Entries with chart source code:
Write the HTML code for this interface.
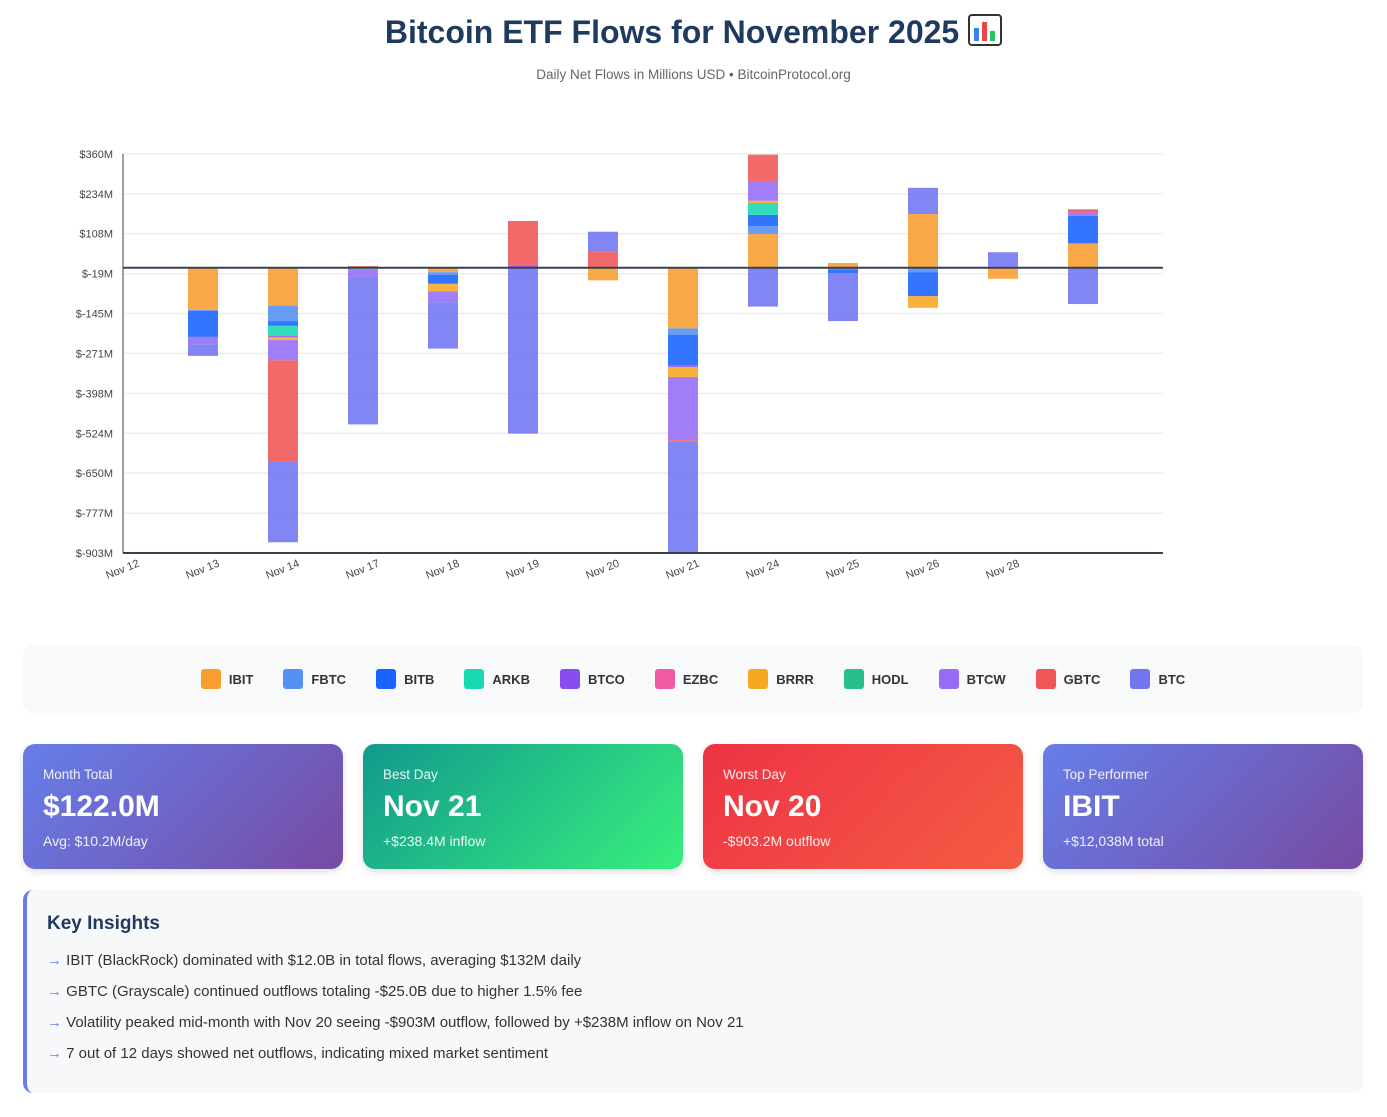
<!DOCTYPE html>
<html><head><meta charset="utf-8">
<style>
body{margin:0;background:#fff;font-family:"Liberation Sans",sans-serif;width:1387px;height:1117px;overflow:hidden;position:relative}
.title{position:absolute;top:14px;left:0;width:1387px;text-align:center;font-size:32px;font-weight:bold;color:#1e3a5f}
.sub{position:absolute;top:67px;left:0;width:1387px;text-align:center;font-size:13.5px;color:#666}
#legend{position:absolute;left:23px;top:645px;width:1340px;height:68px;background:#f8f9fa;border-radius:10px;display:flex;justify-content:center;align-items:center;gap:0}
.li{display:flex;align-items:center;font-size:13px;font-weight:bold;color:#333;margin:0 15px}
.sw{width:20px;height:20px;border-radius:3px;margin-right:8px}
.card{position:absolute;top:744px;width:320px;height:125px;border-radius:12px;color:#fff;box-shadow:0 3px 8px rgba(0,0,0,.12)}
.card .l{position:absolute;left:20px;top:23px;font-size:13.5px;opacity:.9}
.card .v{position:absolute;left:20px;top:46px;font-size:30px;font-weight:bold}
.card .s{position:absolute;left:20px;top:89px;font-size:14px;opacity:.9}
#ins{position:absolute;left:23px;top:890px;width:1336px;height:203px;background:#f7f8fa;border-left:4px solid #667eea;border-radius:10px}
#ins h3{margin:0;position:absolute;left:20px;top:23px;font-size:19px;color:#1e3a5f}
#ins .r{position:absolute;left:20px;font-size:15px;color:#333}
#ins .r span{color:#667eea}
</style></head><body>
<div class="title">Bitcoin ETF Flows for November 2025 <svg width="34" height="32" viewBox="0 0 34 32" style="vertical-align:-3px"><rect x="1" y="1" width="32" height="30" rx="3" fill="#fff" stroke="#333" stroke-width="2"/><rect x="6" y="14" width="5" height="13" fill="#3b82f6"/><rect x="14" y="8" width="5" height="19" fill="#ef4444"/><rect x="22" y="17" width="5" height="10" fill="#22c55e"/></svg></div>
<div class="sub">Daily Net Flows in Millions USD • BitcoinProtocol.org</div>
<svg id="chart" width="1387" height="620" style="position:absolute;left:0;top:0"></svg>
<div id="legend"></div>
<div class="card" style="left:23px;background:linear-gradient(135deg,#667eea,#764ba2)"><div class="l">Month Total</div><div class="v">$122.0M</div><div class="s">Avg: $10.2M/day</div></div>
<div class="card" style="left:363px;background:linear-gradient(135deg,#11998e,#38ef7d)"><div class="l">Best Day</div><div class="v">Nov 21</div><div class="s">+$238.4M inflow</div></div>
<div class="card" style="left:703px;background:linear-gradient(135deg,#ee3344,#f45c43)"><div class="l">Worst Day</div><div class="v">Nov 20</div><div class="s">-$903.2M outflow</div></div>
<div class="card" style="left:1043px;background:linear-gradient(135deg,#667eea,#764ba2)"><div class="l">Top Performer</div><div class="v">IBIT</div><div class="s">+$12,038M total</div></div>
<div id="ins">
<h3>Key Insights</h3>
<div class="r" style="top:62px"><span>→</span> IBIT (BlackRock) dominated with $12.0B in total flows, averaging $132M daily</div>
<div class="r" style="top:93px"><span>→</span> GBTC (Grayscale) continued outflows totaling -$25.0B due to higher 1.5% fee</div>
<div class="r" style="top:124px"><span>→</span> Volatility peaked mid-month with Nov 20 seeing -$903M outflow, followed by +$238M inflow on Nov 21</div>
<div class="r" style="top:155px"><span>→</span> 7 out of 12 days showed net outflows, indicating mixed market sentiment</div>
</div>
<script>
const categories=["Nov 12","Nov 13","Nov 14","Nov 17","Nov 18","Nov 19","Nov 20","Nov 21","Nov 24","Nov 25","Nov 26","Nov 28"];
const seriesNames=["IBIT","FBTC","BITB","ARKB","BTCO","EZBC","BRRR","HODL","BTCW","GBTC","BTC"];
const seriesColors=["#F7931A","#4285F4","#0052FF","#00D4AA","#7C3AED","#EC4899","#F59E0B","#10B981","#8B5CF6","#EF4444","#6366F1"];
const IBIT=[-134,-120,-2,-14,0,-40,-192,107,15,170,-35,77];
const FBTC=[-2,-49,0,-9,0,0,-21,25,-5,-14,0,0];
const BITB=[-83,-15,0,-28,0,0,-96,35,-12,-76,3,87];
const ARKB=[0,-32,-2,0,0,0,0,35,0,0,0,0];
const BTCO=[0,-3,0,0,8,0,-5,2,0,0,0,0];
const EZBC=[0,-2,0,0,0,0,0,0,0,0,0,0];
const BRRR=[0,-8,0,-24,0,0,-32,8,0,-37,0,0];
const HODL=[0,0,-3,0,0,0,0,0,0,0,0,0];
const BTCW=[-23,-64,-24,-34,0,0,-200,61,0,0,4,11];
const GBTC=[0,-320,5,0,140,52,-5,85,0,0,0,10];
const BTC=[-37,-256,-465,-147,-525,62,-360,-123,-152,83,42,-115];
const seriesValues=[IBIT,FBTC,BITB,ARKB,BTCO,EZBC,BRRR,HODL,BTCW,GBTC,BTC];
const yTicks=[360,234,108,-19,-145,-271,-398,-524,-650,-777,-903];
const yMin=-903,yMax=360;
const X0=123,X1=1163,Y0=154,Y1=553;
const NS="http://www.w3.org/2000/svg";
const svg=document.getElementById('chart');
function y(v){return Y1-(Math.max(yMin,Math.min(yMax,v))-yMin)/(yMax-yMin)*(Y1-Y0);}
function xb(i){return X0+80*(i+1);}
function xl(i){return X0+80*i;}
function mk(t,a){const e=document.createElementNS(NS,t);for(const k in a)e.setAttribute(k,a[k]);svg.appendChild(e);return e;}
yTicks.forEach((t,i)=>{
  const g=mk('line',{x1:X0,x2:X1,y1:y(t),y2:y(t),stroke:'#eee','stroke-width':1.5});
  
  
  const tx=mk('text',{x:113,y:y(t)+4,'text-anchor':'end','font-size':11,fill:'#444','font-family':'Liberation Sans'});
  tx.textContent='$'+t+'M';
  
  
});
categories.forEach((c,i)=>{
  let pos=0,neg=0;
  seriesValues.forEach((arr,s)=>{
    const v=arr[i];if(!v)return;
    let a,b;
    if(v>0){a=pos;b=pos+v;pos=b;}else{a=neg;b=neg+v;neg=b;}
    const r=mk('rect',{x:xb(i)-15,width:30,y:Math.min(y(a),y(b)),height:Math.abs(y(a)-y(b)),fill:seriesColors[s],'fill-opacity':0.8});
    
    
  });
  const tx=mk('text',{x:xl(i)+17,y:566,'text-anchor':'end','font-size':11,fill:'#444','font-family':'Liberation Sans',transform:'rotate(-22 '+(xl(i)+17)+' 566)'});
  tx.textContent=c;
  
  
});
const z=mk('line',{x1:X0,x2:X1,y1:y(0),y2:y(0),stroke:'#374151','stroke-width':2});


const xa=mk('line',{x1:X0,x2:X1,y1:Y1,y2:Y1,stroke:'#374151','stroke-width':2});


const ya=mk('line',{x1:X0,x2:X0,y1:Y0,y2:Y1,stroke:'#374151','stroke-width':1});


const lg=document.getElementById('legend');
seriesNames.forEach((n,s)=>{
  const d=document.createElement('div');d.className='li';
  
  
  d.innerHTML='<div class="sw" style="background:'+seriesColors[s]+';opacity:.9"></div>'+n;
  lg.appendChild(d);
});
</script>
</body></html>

==

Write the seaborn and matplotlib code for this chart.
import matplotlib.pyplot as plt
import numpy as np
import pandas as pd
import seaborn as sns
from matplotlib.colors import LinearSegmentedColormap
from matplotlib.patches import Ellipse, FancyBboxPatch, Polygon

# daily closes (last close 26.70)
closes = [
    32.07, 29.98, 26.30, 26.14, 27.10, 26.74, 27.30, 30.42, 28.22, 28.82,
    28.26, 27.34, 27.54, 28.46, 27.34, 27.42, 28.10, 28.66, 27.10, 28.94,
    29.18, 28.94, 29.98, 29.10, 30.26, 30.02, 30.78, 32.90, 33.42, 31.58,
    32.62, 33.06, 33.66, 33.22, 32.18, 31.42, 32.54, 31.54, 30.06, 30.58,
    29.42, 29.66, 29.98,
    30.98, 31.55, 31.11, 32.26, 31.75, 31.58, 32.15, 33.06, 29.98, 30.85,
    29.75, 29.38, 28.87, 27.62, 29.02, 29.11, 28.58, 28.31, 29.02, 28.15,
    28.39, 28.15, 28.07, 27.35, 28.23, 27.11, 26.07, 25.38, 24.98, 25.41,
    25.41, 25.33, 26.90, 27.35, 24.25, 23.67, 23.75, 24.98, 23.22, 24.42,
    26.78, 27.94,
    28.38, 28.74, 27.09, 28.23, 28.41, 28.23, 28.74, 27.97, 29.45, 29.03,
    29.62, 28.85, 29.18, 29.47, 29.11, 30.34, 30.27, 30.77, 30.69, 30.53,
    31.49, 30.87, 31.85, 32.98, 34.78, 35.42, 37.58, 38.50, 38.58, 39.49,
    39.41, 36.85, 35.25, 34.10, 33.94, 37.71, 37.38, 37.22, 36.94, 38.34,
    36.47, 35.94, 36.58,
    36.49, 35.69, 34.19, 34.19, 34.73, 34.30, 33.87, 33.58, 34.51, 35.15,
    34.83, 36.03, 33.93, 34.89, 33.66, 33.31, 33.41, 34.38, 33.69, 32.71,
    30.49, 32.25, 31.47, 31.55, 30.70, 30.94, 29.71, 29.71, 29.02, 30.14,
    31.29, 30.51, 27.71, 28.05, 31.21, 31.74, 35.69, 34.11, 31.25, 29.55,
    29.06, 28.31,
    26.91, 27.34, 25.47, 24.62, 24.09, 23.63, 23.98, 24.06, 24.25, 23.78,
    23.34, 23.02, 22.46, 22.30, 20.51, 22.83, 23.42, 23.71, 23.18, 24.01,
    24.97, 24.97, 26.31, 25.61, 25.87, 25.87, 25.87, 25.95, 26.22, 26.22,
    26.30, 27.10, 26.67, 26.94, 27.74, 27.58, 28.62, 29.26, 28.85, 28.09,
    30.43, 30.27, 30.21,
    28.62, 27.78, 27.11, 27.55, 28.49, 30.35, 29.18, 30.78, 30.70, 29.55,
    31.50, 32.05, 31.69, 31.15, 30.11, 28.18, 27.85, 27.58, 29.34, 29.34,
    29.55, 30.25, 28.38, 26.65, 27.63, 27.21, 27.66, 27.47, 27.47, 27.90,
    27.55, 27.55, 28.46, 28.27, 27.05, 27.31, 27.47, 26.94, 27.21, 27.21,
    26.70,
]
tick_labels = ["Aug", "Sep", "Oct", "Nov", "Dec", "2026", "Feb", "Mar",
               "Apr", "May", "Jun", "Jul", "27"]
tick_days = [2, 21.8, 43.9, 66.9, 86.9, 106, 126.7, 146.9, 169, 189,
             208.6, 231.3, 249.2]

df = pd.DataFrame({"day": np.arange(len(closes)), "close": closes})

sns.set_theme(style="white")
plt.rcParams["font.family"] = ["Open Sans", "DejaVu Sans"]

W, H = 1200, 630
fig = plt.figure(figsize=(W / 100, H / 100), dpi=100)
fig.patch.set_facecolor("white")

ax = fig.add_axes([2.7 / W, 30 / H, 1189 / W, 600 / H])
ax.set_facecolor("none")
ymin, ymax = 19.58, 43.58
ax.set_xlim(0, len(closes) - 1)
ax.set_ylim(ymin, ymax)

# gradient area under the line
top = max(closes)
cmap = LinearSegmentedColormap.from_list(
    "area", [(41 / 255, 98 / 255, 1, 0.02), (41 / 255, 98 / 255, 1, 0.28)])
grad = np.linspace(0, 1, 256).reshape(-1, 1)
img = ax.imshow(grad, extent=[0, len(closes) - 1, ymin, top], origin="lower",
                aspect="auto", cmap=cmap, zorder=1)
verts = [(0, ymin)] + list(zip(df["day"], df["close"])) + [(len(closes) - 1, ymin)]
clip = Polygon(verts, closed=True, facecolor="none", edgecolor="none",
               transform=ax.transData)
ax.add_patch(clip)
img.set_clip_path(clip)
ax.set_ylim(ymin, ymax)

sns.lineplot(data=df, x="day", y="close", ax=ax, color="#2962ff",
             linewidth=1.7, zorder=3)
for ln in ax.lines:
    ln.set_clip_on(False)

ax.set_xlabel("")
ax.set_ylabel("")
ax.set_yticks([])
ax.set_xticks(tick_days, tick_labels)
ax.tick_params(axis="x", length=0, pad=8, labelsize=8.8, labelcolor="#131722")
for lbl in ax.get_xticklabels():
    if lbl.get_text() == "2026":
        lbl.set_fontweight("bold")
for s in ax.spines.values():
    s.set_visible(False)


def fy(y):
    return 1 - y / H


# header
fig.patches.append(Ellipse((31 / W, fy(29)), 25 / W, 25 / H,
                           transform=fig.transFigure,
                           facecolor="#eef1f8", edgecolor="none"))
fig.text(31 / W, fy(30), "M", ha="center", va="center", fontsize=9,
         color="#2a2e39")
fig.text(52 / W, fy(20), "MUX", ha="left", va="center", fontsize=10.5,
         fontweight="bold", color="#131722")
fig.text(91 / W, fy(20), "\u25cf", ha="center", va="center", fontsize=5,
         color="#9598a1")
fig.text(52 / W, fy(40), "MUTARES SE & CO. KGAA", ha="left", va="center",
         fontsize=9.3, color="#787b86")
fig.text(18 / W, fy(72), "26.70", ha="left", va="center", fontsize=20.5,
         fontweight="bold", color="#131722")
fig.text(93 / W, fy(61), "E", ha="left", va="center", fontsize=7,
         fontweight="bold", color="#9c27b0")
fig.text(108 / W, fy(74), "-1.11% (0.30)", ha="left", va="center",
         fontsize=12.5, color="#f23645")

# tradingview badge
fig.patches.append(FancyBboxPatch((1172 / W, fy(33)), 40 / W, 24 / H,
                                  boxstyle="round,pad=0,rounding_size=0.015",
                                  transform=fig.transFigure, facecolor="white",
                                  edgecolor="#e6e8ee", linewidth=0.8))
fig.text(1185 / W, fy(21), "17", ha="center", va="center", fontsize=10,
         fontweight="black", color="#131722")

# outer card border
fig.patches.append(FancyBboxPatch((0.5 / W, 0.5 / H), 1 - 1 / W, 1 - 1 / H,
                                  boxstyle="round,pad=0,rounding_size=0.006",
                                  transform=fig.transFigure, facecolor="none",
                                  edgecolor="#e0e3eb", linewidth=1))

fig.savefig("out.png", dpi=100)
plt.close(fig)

[Exercise task]
Scan the entries above for the word "seaborn" and collect each line holding it.

[Written answer]
Write the seaborn and matplotlib code for this chart.
import seaborn as sns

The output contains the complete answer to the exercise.